Tucked away behind the Piazza San Marco, wedged between Hermès and Chanel, Codognato is luxury in its primal form: original, constant, with no branches, no advertising and no PR.
This shop has been here since 1886, when Simeone Codognato, of longstanding Venetian lineage, set up a shop selling precious items to tourists looking for a souvenir on their 'Grand Tour'. These baroque, neo-gothic, sometimes even neo-Classical curiosities found their way into the 'wunder kamere' or 'curiosity cabinets' of wealthy 19th-century travellers.
Simeone Codognato's fascination with the macabre is evident, as many of the pieces were 'memento mori': skulls and other symbols of death created to remind us of our mortality. According to his grandson Attilio Codognato, who now presides over the business, he made them because that is what he liked.
While the latin phrase translates to "remember you must die", the skulls smiling out with twinkling diamond eyes, snakes crawling out of hollow eye sockets or wearing bejeweled crowns, also have the power to inspire an attitude of "carpe diem": don't waste a precious day of life.
Over generations, Codognato shifted from making objects to jewellery, employing the same self-assured style and beautiful carving and enamelwork that make these pieces so colourful and expressive.

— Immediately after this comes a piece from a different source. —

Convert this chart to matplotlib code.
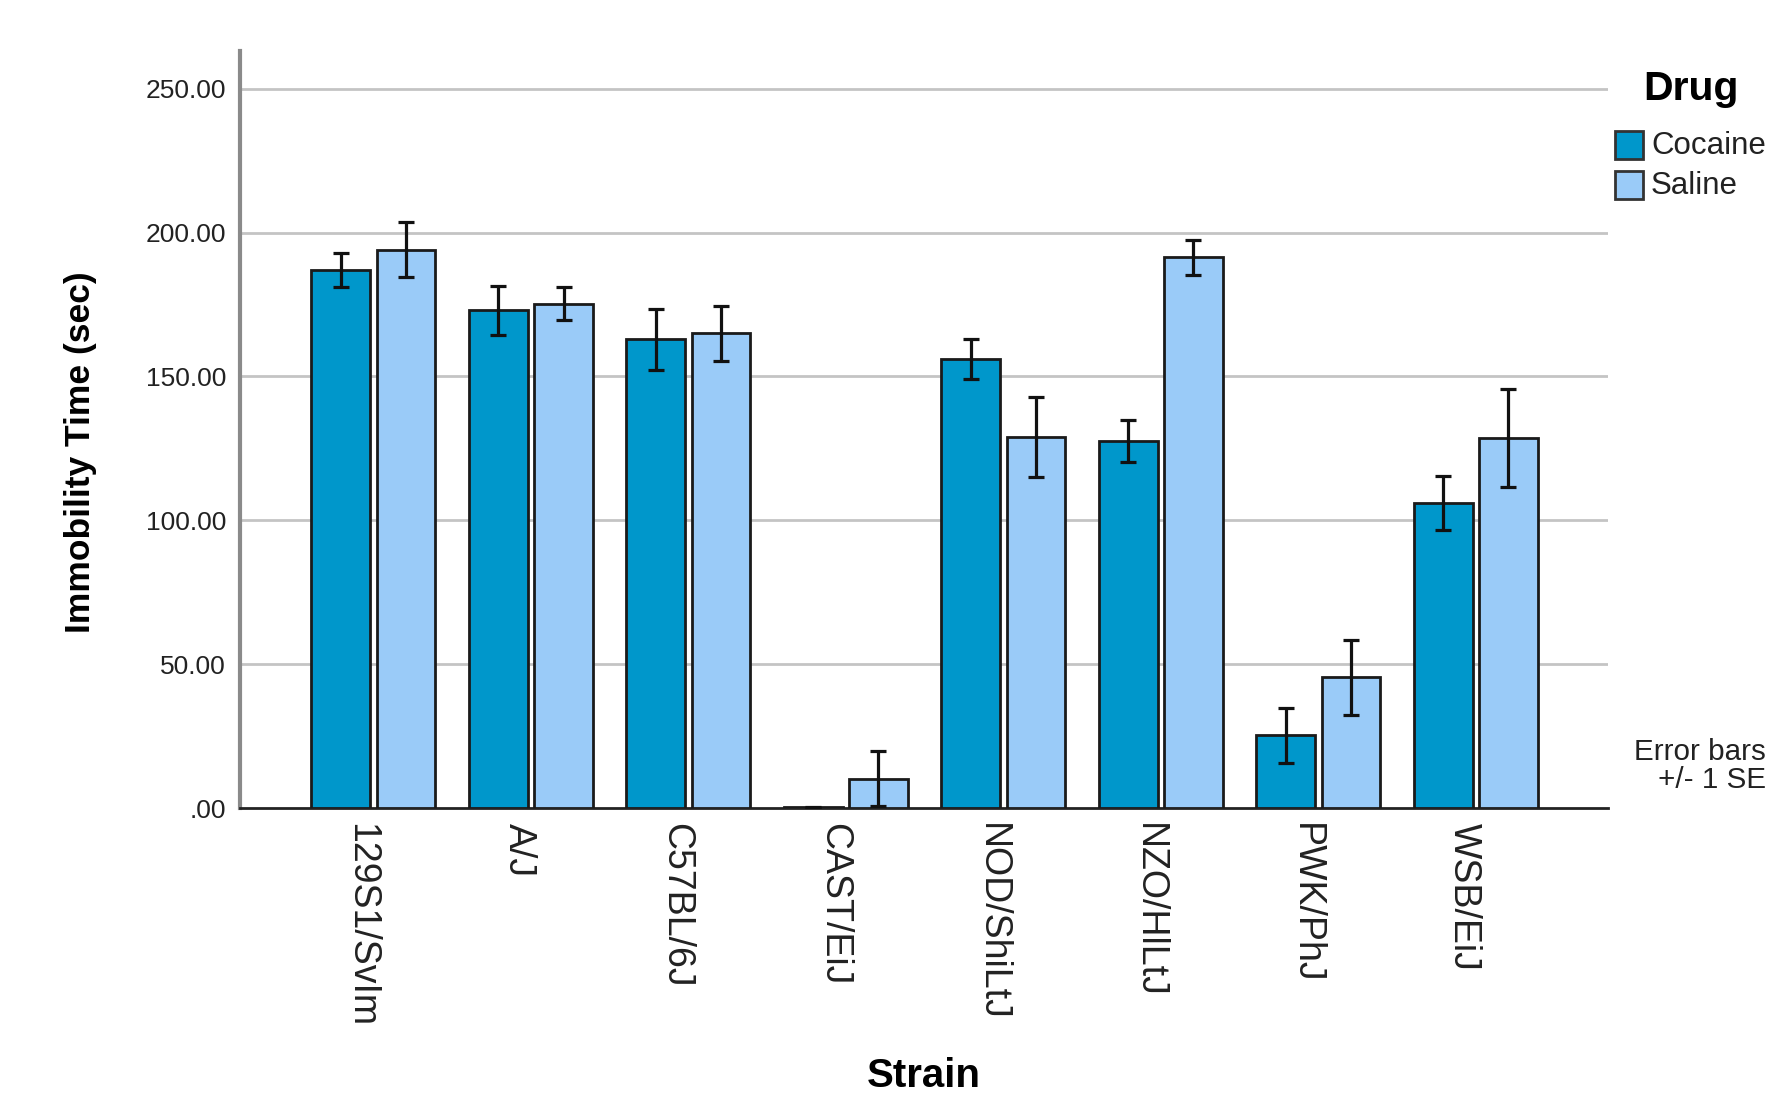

Today Attilio, a softly-spoken man who sits at the same ornate, gold, carved desk as his father did, and under the same Venetian arching lamp, reissues designs from the company's archives as well as buying old Codognato pieces at auction and through private sales.
Fans of this unique style of jewellery include Sergei Diaghilev, Elton John, Maria Félix and style queen Carine Roitfeld. These keen-eyed jewellery lovers knew an original when they saw it and are all proud wearers of Codognato's skull rings or brooches. Now that's a more authentic souvenir to bring back from Venice than a gondolier's hat.